Né en 1941 près de Saint-Jean-d’Acre, en Galilée, membre actif de l’OLP qu’il quitte pour protester contre les accords d’Oslo en 1993, Mahmoud Darwich se considère très vite comme réfugié dans son propre pays. Assigné à résidence pendant plusieurs années, à Haïfa, il a trente ans lorsqu’il quitte Israël, pour Le Caire, puis Beyrouth, avant de passer quinze ans en exil en France, puis de vivre entre la Jordanie et la Palestine.
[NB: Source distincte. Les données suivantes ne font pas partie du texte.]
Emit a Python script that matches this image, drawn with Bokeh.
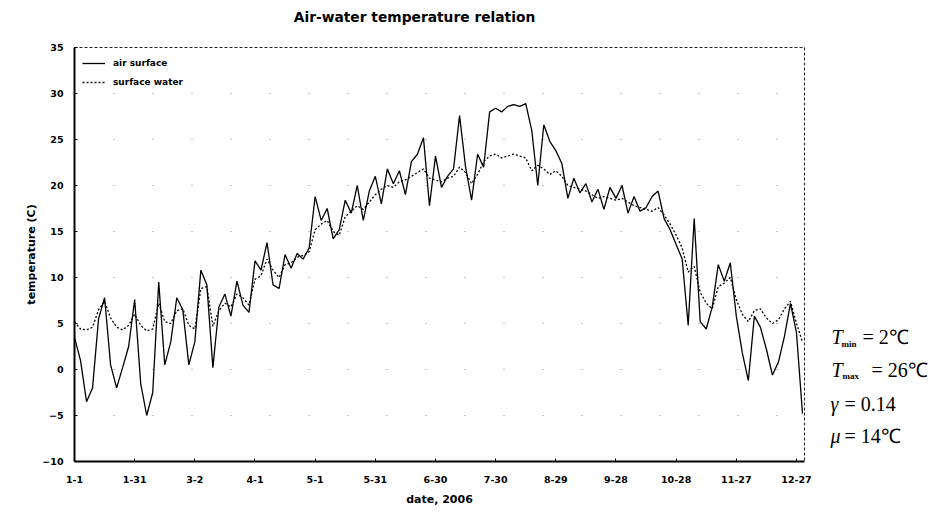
from bokeh.plotting import figure
from bokeh.layouts import row, column
from bokeh.models import Label, FixedTicker, Legend, LegendItem
from bokeh.embed import file_html
from bokeh.resources import INLINE

# day of year 2006 (0 = Jan 1), sampled every 3 days
days = list(range(0, 364, 3))
air = [3.5, 1.0, -3.5, -2.0, 5.5, 7.8, 0.5, -2.0, 0.2, 2.5,
       7.6, -1.5, -5.0, -2.5, 9.5, 0.5, 3.0, 7.8, 6.5, 0.5,
       3.0, 10.8, 9.2, 0.2, 6.8, 8.2, 5.8, 9.6, 7.0, 6.2,
       11.8, 10.8, 13.8, 9.2, 8.8, 12.5, 11.0, 12.6, 12.0, 13.2,
       18.8, 16.2, 17.5, 14.2, 15.2, 18.4, 17.0, 20.0, 16.2, 19.4,
       21.0, 18.0, 21.8, 20.2, 21.6, 19.0, 22.6, 23.4, 25.2, 17.8,
       23.2, 19.8, 21.0, 21.8, 27.6, 22.0, 18.4, 23.4, 22.0, 28.0,
       28.4, 28.0, 28.6, 28.8, 28.6, 28.9, 26.0, 20.0, 26.6, 24.8,
       23.8, 22.4, 18.6, 20.8, 19.2, 20.2, 18.2, 19.6, 17.4, 19.8,
       18.6, 20.0, 17.0, 18.8, 17.2, 17.6, 18.8, 19.4, 16.4, 15.2,
       13.6, 12.0, 4.8, 16.4, 5.2, 4.4, 6.8, 11.4, 9.6, 11.6,
       5.8, 1.8, -1.2, 5.8, 4.6, 2.2, -0.6, 0.8, 3.6, 7.2,
       4.0, -4.8]
water = [5.2, 4.4, 4.3, 4.6, 6.5, 7.4, 5.6, 4.6, 4.3, 4.8,
         6.0, 4.8, 4.2, 4.4, 7.2, 5.2, 5.0, 6.4, 6.6, 4.8,
         4.4, 8.8, 9.0, 4.7, 6.4, 7.2, 6.8, 8.2, 7.8, 7.0,
         9.8, 10.2, 12.0, 10.8, 10.0, 11.4, 11.6, 12.2, 12.4, 12.8,
         15.2, 15.8, 16.2, 15.0, 14.6, 16.6, 17.2, 17.8, 17.4, 18.2,
         19.0, 19.6, 20.0, 19.8, 20.4, 20.6, 21.0, 21.4, 21.8, 20.8,
         20.6, 20.4, 20.8, 21.0, 22.0, 21.4, 20.2, 21.2, 22.6, 23.2,
         23.4, 23.0, 23.2, 23.4, 23.2, 23.0, 21.6, 22.2, 21.8, 21.2,
         21.6, 21.0, 20.0, 19.8, 19.6, 19.4, 19.0, 18.6, 18.8, 18.6,
         18.4, 18.6, 18.2, 17.8, 17.6, 17.4, 17.2, 17.6, 16.8, 15.8,
         14.6, 13.2, 10.6, 11.2, 8.4, 7.2, 6.6, 9.0, 9.4, 10.0,
         7.6, 6.0, 5.2, 6.4, 6.6, 5.6, 5.0, 5.4, 6.6, 7.4,
         5.0, 3.0]

tick_days = [0, 30, 60, 90, 120, 150, 180, 210, 240, 270, 300, 330, 360]
tick_labels = ["1-1", "1-31", "3-2", "4-1", "5-1", "5-31", "6-30",
               "7-30", "8-29", "9-28", "10-28", "11-27", "12-27"]
y_ticks = [-10, -5, 0, 5, 10, 15, 20, 25, 30, 35]

title_text = "Air-water temperature relation"
x_label = "date, 2006"
y_label = "temperature (C)"
series_names = ["air surface", "surface water"]

SANS = "DejaVu Sans"
SERIF = "Liberation Serif"

# --- title strip -----------------------------------------------------------
t = figure(frame_width=936, frame_height=32,
           min_border_left=0, min_border_right=0,
           min_border_top=0, min_border_bottom=0,
           x_range=(0, 936), y_range=(0, 32),
           output_backend="svg", toolbar_location=None)
t.axis.visible = False
t.grid.visible = False
t.outline_line_color = None
t.background_fill_color = "white"
t.border_fill_color = "white"
t.add_layout(Label(x=414, y=16, text=title_text, text_align="center",
                   text_baseline="middle", text_font=SANS, text_font_style="bold",
                   text_font_size="13.8px", text_color="black"))

# --- main chart ------------------------------------------------------------
p = figure(frame_width=730, frame_height=414,
           min_border_left=74, min_border_right=16,
           min_border_top=15, min_border_bottom=50,
           x_range=(0, 364), y_range=(-10, 35),
           output_backend="svg", toolbar_location=None)
p.background_fill_color = "white"
p.border_fill_color = "white"
p.outline_line_color = "#222222"
p.outline_line_dash = "3 2"
p.outline_line_width = 1

p.xgrid.grid_line_color = None
p.ygrid.grid_line_color = "#555555"
p.ygrid.grid_line_dash = "1 38"
p.ygrid.grid_line_alpha = 0.7

r_air = p.line(days, air, line_color="black", line_width=1.3)
r_water = p.line(days, water, line_color="black", line_width=1.3, line_dash="2 2")

for ax in (p.xaxis[0], p.yaxis[0]):
    ax.axis_line_width = 2
    ax.axis_line_color = "black"
    ax.major_tick_in = 3
    ax.major_tick_out = 0
    ax.minor_tick_line_color = None
    ax.major_tick_line_color = "black"
    ax.major_label_text_font = SANS
    ax.major_label_text_font_style = "bold"
    ax.major_label_text_font_size = "9.5px"
    ax.major_label_text_color = "black"
    ax.axis_label_text_font = SANS
    ax.axis_label_text_font_style = "bold"
    ax.axis_label_text_font_size = "11px"
    ax.axis_label_text_color = "black"

p.xaxis.ticker = FixedTicker(ticks=tick_days)
p.xaxis.major_label_overrides = {d: s for d, s in zip(tick_days, tick_labels)}
p.xaxis.major_label_standoff = 14
p.xaxis.axis_label = x_label
p.xaxis.axis_label_standoff = 7

p.yaxis.ticker = FixedTicker(ticks=y_ticks)
p.yaxis.major_label_standoff = 11
p.yaxis.axis_label = y_label
p.yaxis.axis_label_standoff = 1

legend = Legend(items=[LegendItem(label=series_names[0], renderers=[r_air]),
                       LegendItem(label=series_names[1], renderers=[r_water])],
                location="top_left")
legend.border_line_color = None
legend.background_fill_alpha = 0
legend.margin = 8
legend.padding = 2
legend.spacing = 3
legend.glyph_height = 16
legend.glyph_width = 23
legend.label_height = 16
legend.label_standoff = 8
legend.label_text_font = SANS
legend.label_text_font_style = "bold"
legend.label_text_font_size = "9px"
legend.label_text_color = "black"
p.add_layout(legend)

# --- side panel with the model parameters (same vertical scale) -------------
q = figure(frame_width=118, frame_height=414,
           min_border_left=0, min_border_right=0,
           min_border_top=15, min_border_bottom=50,
           x_range=(0, 118), y_range=(-10, 35),
           output_backend="svg", toolbar_location=None)
q.axis.visible = False
q.grid.visible = False
q.outline_line_color = None
q.background_fill_color = "white"
q.border_fill_color = "white"


def lab(x, y, txt, size="20px", style="normal"):
    q.add_layout(Label(x=x, y=y, text=txt, text_font=SERIF, text_font_size=size,
                       text_font_style=style, text_baseline="alphabetic",
                       text_color="black"))


dy = 1.2
dy2 = 0.76
lab(11, 2.28 + dy, "T", style="italic")
lab(21, 1.55 + dy, "min", size="9px", style="bold")
lab(42, 2.28 + dy, "= 2\u2103")
lab(11, -1.2 + dy, "T", style="italic")
lab(22, -1.95 + dy, "max", size="9px", style="bold")
lab(51, -1.2 + dy, "= 26\u2103")
lab(10, -4.46 + dy2, "\u03b3", style="italic")
lab(24, -4.46 + dy2, "= 0.14")
lab(10, -8.04 + dy2, "\u03bc", style="italic")
lab(24, -8.04 + dy2, "= 14\u2103")

layout = column(t, row(p, q))
open("out.html", "w").write(file_html(layout, INLINE))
Il meurt en 2008 aux États-Unis et laisse une vingtaine de livres de poèmes (dont La poésie comme métaphore, Une mémoire pour l’oubli et plusieurs ouvrages en prose.)
Un cahier, Prélude pour une autre fois, composé de photos issues de la presse quotidienne, sans signature ni légende, est remis au spectateur, à l’entrée de la salle. Dédié aux opprimés de Palestine, c’est un abrégé de l’histoire du pays, de l’an 2000 avant Jésus-Christ au 30 juin 2012, complété de références bibliographiques. L’objet est pédagogique et généreux.
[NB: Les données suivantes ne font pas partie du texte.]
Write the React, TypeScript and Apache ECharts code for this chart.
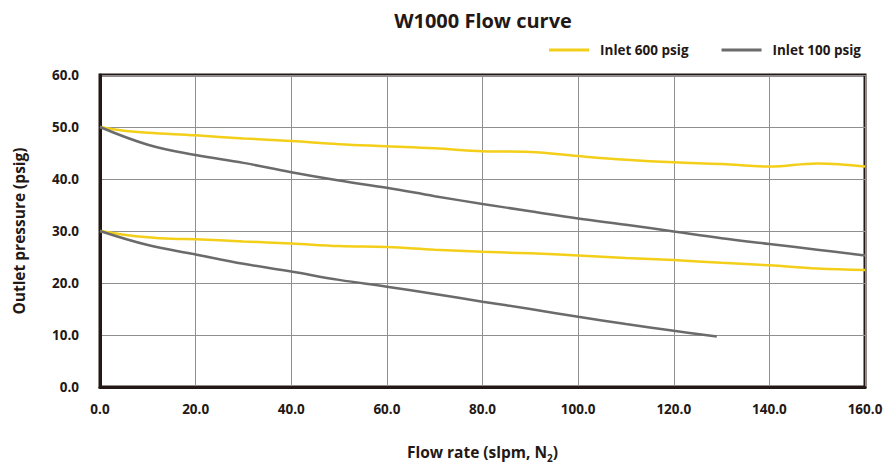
import React, { useEffect, useRef } from "react";
import * as echarts from "echarts";

const title = "W1000 Flow curve";
const legendNames = ["Inlet 600 psig", "Inlet 100 psig"];

// Inlet 600 psig, set at 50 psig
const hi600X = [0, 5, 10, 20, 30, 40, 50, 60, 70, 80, 90, 100, 110, 120, 130, 140, 150, 160];
const hi600Y = [50.0, 49.3, 48.9, 48.4, 47.8, 47.3, 46.7, 46.3, 45.9, 45.35, 45.2, 44.4, 43.7, 43.2, 42.9, 42.4, 43.0, 42.4];
// Inlet 100 psig, set at 50 psig
const hi100X = [0, 10, 20, 30, 40, 50, 60, 70, 80, 90, 100, 110, 120, 130, 140, 150, 160];
const hi100Y = [50.0, 46.6, 44.6, 43.1, 41.3, 39.7, 38.3, 36.7, 35.2, 33.8, 32.4, 31.2, 29.9, 28.6, 27.5, 26.4, 25.3];
// Inlet 600 psig, set at 30 psig
const lo600X = [0, 5, 10, 15, 20, 30, 40, 50, 60, 70, 80, 90, 100, 110, 120, 130, 140, 150, 160];
const lo600Y = [30.0, 29.3, 28.8, 28.5, 28.4, 28.0, 27.6, 27.1, 26.9, 26.4, 26.0, 25.7, 25.3, 24.8, 24.4, 23.9, 23.4, 22.8, 22.5];
// Inlet 100 psig, set at 30 psig
const lo100X = [0, 10, 20, 30, 40, 50, 60, 70, 80, 90, 100, 110, 120, 129];
const lo100Y = [30.0, 27.3, 25.5, 23.7, 22.2, 20.6, 19.3, 17.9, 16.4, 15.0, 13.5, 12.1, 10.8, 9.7];

const YELLOW = "#f3cf1a";
const GRAY = "#6b6b6b";
const DARK = "#231815";
const FONT = "Open Sans";

const pairs = (xs: number[], ys: number[]) => xs.map((x, i) => [x, ys[i]]);

export default function App() {
  const ref = useRef<HTMLDivElement>(null);
  useEffect(() => {
    document.body.style.margin = "0";
    if (!ref.current) return;
    const chart = echarts.init(ref.current, null, { renderer: "svg" });
    const line = (name: string, color: string, data: number[][]) => ({
      name,
      type: "line",
      data,
      symbol: "none",
      smooth: 0.4,
      lineStyle: { color, width: 2.5 },
      itemStyle: { color },
    });
    chart.setOption({
      animation: false,
      textStyle: { fontFamily: FONT },
      title: {
        text: title,
        left: 478,
        textAlign: "center",
        top: 5,
        textStyle: { fontFamily: FONT, fontWeight: "bold", fontSize: 20, color: DARK },
      },
      legend: {
        data: legendNames,
        right: 26,
        top: 38,
        icon: "rect",
        itemWidth: 40,
        itemHeight: 3,
        itemGap: 33,
        textStyle: { fontFamily: FONT, fontWeight: "bold", fontSize: 13.5, color: DARK, padding: [0, 0, 0, 6] },
      },
      grid: {
        left: 100,
        right: 27,
        top: 75,
        bottom: 78,
        show: true,
        borderColor: DARK,
        borderWidth: 3,
        backgroundColor: "transparent",
      },
      xAxis: {
        type: "value",
        min: 0,
        max: 160,
        interval: 20,
        name: "Flow rate (slpm, N{sub|2})",
        nameLocation: "middle",
        nameGap: 53,
        nameTextStyle: {
          fontFamily: FONT,
          fontWeight: "bold",
          fontSize: 15.5,
          color: DARK,
          rich: {
            sub: { fontFamily: FONT, fontWeight: "bold", fontSize: 10, color: DARK, padding: [13, 0, 0, 0] },
          },
        },
        axisLine: { show: true, lineStyle: { color: DARK, width: 3 } },
        axisTick: { show: false },
        axisLabel: {
          margin: 15,
          fontFamily: FONT,
          fontWeight: "bold",
          fontSize: 13.5,
          color: DARK,
          formatter: (v: number) => v.toFixed(1),
        },
        splitLine: { show: true, lineStyle: { color: "#8f8f8f", width: 1 } },
      },
      yAxis: {
        type: "value",
        min: 0,
        max: 60,
        interval: 10,
        name: "Outlet pressure (psig)",
        nameLocation: "middle",
        nameGap: 73,
        nameTextStyle: { fontFamily: FONT, fontWeight: "bold", fontSize: 15.5, color: DARK },
        axisLine: { show: true, lineStyle: { color: DARK, width: 3 } },
        axisTick: { show: false },
        axisLabel: {
          margin: 21,
          fontFamily: FONT,
          fontWeight: "bold",
          fontSize: 13.5,
          color: DARK,
          formatter: (v: number) => v.toFixed(1),
        },
        splitLine: { show: true, lineStyle: { color: "#8f8f8f", width: 1 } },
      },
      series: [
        line(legendNames[0], YELLOW, pairs(hi600X, hi600Y)),
        line(legendNames[1], GRAY, pairs(hi100X, hi100Y)),
        line(legendNames[0], YELLOW, pairs(lo600X, lo600Y)),
        line(legendNames[1], GRAY, pairs(lo100X, lo100Y)),
      ],
    });
    return () => chart.dispose();
  }, []);
  return <div ref={ref} style={{ width: 892, height: 468 }} />;
}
Rien que la voix, longtemps, comme une supplique, une imprécation douce, sans micro d’abord, puis avec chambre d’écho traduisant jusqu’aux chuchotements ; le hennissement d’un cheval ; quelques notes de piano, fragiles, puis un bruit assourdissant, inattendu, d’une pluie, non pas d’olives, peut-être des pierres de l’intifada. La robe a-symétrique de la comédienne, dévoilée en cours de jeu, d’un gris irisé, rappelle, en sa partie droite, une cote de maille ou les écailles d’une sirène. Les discrètes colonnes de lumière qui nous guident, à un moment du spectacle, augmentent la référence aux Troyennes et au théâtre grec.
Il y a dans la proposition des trois artistes signataires du travail (Stéphanie Béghain, Olivier Derousseau et Isabelle Gressier), quelque chose de désincarné et de l’ordre du déplacement, un espace décontextualisé. Difficile de se penser en Méditerranée, les senteurs et la sensualité, la vie, ne sont pas vraiment au rendez-vous. On nous offre pourtant un chant nocturne, d’une grande beauté. «Le poème dit le rapport personnel au réel et il essaie de transformer cette réalité concrète en une réalité de langue… Nous devons toujours accéder au poème comme si nous venions au monde pour la première fois, il y a toujours un fond mythique pour n’importe quelle œuvre poétique» disait Mahmoud Darwich, lors d’une rencontre publique organisée à l’Espace Boris Vian de La Villette, en mai 1997. Engagé dans une culture de résistance, il poursuivait : « Ce que j’ai voulu dire aussi, c’est que les faibles, les victimes, les battus, peuvent également écrire leur histoire »….
Brigitte Rémer
Spectacle présenté dans le cadre de : Ouverture(s) de septembre au Studio Théâtre de Vitry, les 28, 29 septembre et le 1er octobre
merci beaucoup
Une petite chose cependant qui nous a semblé cruciale. Nos avons eu le souci de placer ce texte dans un ici et maintenant, « loin de la Palestine », à l’image de ce film réalisé naguère par un collectif de cinéaste qui s’intitule « Loin du Vietnam ». Comment surprendre par le poème et nos histoires, l’effectivité d’une présence qui ne dit pas son nom, depuis un territoire ô combien séparé de nos existences mais dont les histoires nous hantent.